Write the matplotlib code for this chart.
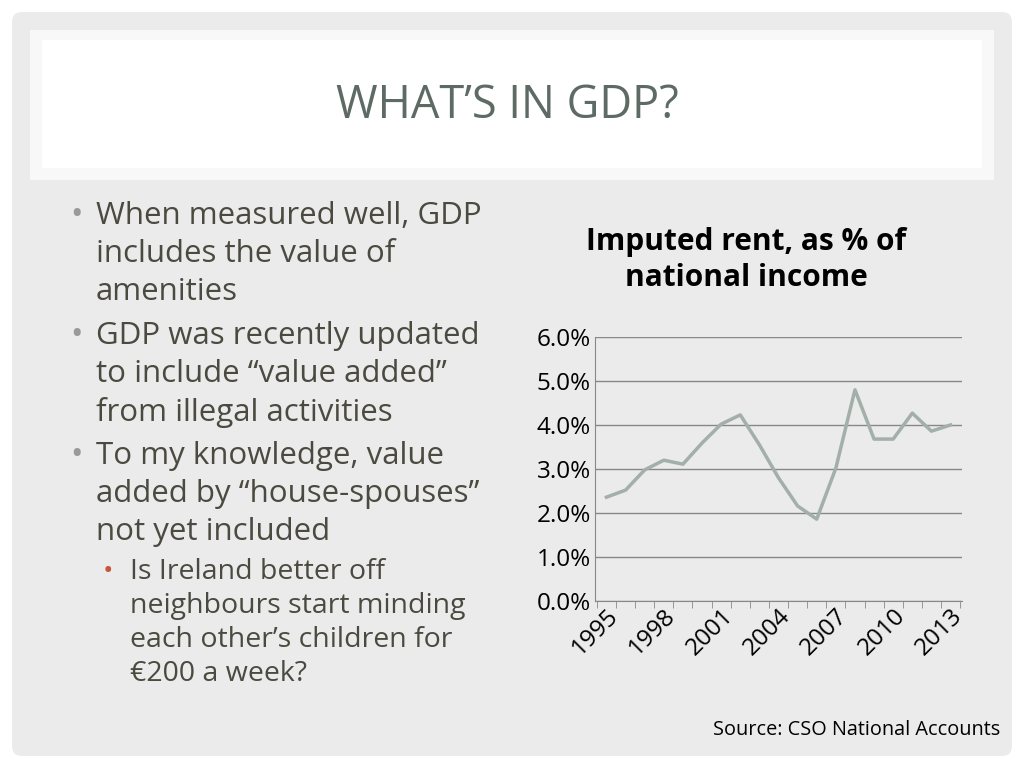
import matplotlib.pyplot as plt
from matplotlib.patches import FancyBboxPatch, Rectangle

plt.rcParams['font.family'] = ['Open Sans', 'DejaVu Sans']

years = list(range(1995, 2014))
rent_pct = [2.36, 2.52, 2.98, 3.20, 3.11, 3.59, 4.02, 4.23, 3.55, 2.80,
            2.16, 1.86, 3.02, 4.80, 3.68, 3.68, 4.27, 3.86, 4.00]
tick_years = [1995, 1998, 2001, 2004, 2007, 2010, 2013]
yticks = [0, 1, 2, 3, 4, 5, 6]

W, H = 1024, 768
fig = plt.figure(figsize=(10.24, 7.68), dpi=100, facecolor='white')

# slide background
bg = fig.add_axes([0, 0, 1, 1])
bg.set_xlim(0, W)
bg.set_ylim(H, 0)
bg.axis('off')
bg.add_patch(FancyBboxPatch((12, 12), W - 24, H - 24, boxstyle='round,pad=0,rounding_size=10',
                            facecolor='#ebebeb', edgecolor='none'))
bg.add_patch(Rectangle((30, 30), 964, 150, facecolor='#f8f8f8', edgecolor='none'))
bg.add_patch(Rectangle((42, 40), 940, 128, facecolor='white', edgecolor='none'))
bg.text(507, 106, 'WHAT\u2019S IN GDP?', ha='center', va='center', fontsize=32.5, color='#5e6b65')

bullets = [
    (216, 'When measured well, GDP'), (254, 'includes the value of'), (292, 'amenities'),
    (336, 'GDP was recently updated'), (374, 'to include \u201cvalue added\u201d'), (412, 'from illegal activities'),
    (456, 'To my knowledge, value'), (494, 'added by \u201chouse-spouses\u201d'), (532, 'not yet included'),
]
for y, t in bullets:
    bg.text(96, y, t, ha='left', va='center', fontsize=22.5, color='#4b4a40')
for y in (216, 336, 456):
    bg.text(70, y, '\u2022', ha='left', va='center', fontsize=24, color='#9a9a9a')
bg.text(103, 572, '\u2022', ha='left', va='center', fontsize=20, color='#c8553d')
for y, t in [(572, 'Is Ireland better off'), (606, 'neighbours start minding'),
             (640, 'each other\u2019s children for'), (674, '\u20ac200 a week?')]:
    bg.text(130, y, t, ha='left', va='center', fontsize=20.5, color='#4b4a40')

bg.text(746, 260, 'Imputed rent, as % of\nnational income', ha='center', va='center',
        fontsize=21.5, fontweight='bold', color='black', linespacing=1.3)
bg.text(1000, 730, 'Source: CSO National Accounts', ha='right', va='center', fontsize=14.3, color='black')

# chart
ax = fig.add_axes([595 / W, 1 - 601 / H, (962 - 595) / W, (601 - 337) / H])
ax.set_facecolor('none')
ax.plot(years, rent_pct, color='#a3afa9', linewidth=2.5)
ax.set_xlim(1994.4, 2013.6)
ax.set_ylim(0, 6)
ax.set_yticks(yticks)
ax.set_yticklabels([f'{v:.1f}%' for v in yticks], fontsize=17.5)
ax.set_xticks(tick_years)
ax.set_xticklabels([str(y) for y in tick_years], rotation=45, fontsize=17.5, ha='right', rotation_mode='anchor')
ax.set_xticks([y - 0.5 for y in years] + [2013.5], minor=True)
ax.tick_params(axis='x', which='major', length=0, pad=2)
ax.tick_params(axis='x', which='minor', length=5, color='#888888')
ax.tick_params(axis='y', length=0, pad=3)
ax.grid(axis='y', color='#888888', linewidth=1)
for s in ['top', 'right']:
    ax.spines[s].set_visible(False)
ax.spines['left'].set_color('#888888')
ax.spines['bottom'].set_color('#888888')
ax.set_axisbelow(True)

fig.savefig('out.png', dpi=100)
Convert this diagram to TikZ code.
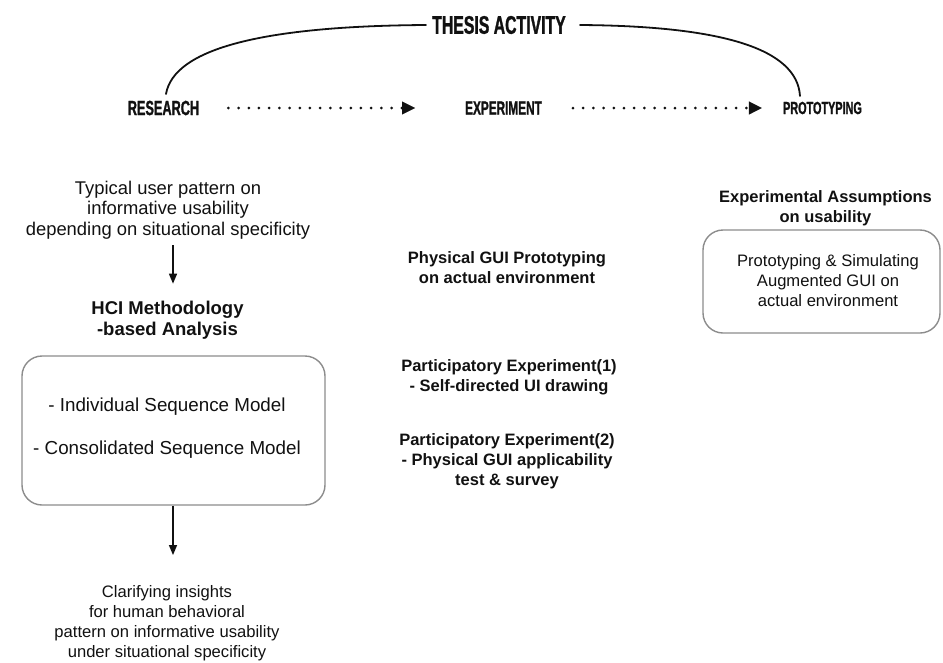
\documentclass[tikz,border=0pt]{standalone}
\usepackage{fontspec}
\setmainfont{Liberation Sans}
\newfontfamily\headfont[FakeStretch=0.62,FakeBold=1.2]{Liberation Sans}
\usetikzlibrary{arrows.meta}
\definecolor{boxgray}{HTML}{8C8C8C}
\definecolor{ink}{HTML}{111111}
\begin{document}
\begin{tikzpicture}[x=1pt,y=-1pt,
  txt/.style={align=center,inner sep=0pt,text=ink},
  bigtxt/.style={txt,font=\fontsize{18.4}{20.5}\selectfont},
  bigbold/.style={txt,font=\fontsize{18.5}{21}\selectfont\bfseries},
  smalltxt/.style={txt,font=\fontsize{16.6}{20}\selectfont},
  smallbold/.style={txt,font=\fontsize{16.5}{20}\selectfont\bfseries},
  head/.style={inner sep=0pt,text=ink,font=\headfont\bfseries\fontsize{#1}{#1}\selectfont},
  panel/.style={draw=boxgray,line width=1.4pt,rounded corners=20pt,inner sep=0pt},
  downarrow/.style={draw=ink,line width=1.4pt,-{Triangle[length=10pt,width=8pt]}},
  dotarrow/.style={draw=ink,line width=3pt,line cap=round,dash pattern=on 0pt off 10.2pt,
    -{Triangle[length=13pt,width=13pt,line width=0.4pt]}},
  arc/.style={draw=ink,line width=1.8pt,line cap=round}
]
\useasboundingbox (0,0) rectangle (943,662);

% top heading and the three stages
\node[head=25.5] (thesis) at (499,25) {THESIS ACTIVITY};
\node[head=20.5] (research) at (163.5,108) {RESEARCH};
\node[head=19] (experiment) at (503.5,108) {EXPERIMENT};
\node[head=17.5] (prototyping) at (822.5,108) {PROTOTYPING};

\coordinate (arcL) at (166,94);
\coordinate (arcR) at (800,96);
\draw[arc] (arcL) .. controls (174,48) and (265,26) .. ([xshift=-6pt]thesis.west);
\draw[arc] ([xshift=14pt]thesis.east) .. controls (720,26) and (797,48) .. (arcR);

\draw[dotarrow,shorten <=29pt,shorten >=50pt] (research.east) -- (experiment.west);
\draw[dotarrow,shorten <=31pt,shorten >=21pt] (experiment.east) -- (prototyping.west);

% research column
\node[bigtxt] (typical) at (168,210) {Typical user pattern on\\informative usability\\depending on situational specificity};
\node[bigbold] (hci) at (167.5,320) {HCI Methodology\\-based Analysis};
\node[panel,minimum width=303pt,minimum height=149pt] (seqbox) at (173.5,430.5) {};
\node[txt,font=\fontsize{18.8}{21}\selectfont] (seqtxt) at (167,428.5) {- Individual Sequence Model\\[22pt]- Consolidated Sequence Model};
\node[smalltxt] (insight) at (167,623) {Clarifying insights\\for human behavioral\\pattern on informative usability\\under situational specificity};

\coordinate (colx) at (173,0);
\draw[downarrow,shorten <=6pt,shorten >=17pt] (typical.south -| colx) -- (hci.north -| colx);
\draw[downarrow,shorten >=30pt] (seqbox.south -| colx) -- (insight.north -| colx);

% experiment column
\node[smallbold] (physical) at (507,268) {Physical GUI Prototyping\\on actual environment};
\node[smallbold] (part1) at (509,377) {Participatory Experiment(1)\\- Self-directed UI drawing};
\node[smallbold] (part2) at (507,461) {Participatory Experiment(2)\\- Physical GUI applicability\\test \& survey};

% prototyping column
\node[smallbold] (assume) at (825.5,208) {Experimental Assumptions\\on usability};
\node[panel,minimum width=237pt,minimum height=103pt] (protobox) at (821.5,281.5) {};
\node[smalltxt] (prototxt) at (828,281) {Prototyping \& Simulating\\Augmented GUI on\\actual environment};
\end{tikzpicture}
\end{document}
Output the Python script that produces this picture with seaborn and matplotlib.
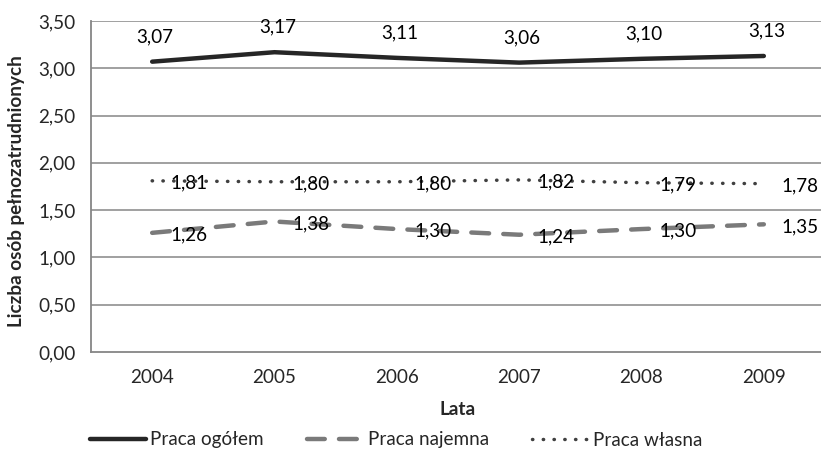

● ● ● ● ●

== Aim of the exercise ==
Reply with the number of lines in the preceding entries that contain "this", and no other words.

== Written solution ==
3